Dataset extract
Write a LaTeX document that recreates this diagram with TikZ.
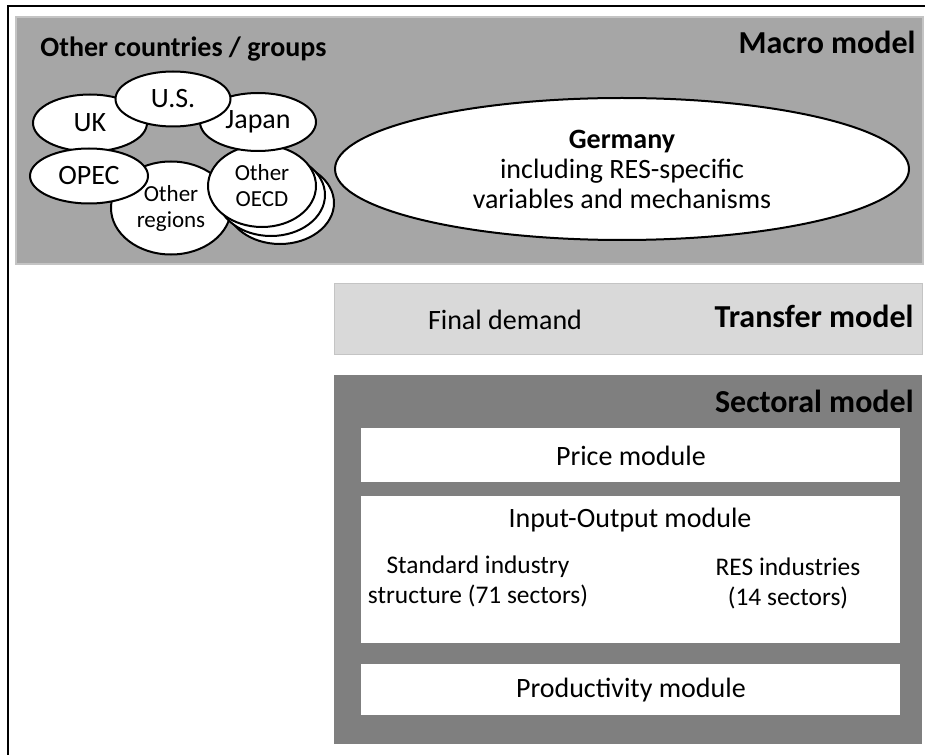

* * *

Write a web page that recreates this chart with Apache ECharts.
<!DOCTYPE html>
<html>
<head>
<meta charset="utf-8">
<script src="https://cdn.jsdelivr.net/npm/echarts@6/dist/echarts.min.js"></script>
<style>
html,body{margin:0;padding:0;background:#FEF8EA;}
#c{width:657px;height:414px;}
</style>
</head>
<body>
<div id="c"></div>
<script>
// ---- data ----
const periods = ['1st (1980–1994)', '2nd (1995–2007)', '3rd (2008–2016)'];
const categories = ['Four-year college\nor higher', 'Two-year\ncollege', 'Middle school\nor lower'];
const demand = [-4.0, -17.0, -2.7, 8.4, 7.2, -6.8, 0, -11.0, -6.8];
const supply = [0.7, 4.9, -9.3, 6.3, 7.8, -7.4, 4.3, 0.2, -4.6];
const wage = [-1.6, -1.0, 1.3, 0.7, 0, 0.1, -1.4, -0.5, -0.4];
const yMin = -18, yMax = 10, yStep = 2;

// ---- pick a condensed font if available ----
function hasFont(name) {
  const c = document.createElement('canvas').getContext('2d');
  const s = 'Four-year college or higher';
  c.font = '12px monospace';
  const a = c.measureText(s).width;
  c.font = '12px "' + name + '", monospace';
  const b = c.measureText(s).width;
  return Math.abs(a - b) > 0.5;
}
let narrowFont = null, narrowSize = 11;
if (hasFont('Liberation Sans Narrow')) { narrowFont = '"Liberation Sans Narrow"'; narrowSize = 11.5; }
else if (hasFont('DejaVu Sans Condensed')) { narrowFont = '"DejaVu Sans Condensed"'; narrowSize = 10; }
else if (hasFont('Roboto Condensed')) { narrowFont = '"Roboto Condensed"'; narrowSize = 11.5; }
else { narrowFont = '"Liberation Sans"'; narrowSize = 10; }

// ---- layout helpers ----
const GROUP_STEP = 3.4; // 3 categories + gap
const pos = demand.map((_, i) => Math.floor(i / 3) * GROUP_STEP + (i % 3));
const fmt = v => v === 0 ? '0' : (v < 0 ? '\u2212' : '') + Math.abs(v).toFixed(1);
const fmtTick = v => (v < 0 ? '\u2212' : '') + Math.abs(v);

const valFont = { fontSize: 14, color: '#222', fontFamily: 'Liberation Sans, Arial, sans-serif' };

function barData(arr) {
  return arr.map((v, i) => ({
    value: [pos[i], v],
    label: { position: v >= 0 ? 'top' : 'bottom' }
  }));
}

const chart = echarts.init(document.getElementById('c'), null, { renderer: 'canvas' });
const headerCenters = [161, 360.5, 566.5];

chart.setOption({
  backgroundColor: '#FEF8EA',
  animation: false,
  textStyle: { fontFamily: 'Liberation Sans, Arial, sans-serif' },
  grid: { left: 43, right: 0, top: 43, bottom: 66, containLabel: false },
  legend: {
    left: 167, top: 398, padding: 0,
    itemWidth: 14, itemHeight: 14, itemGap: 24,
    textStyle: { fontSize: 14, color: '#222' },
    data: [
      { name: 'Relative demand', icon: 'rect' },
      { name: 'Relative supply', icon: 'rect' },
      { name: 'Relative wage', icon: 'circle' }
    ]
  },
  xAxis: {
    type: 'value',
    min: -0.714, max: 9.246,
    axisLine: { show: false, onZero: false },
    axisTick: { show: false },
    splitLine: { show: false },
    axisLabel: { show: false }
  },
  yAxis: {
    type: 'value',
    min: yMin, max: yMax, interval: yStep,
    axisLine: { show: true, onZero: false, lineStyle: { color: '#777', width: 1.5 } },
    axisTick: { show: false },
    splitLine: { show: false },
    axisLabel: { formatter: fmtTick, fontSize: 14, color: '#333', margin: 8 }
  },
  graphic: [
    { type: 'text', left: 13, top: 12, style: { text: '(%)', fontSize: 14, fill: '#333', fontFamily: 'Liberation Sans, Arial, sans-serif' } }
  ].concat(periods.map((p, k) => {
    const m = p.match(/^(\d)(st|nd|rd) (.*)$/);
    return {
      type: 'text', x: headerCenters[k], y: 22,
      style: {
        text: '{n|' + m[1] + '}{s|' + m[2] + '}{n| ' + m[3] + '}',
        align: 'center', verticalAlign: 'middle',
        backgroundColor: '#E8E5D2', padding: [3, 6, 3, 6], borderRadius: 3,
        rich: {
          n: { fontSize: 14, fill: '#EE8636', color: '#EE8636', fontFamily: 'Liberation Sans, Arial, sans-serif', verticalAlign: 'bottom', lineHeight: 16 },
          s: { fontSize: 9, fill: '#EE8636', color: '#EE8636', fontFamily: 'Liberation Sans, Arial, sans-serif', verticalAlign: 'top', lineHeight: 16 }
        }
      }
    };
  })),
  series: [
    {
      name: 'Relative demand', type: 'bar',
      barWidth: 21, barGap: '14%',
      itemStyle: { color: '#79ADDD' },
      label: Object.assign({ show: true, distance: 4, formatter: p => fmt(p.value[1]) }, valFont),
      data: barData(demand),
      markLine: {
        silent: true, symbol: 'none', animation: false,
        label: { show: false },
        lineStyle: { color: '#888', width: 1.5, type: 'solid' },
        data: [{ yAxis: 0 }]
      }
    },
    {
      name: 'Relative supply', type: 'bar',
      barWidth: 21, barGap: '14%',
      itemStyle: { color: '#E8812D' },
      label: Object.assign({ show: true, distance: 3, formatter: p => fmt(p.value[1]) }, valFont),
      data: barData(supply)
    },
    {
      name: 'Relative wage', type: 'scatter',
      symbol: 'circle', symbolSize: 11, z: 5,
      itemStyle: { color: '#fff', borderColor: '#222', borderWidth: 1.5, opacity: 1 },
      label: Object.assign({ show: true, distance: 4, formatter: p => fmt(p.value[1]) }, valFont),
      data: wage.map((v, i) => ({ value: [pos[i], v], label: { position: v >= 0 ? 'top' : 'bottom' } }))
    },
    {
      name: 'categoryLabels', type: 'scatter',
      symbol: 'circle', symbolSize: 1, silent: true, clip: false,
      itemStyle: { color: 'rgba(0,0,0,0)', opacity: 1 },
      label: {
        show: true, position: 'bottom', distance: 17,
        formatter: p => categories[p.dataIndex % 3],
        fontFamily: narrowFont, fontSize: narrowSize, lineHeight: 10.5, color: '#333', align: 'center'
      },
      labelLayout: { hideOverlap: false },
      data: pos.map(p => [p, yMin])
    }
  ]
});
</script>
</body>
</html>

==

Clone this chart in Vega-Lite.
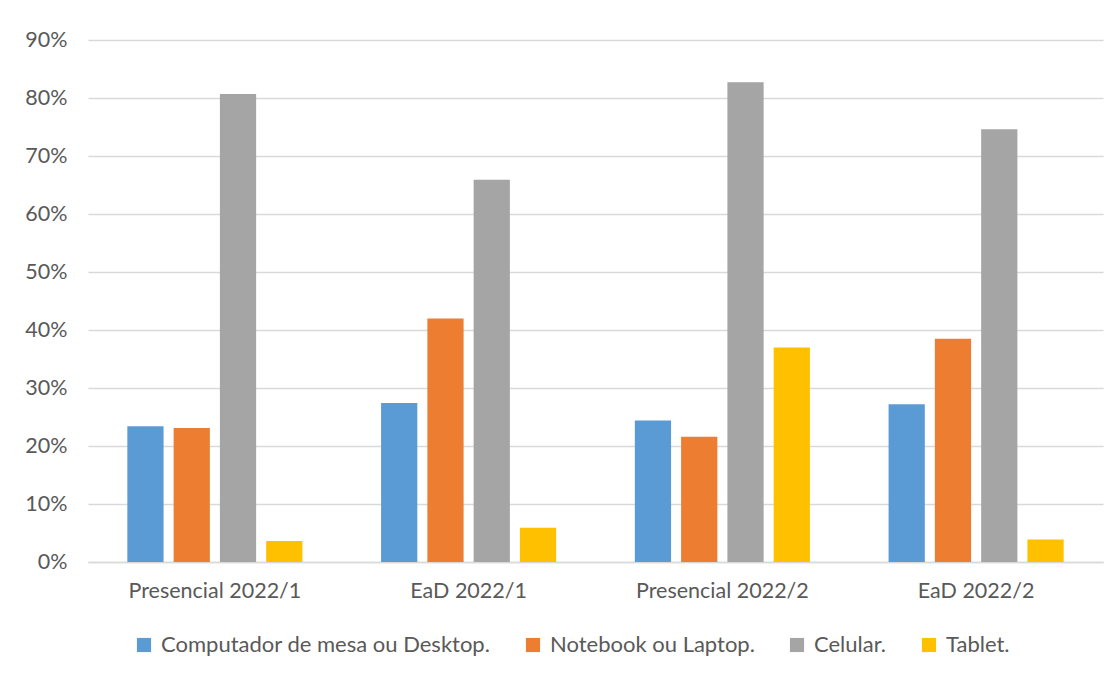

What you need to do
Check each line of the records above for "this", and copy those that have it.

Answer to the exercise
Write a LaTeX document that recreates this diagram with TikZ.
Write a web page that recreates this chart with Apache ECharts.
Clone this chart in Vega-Lite.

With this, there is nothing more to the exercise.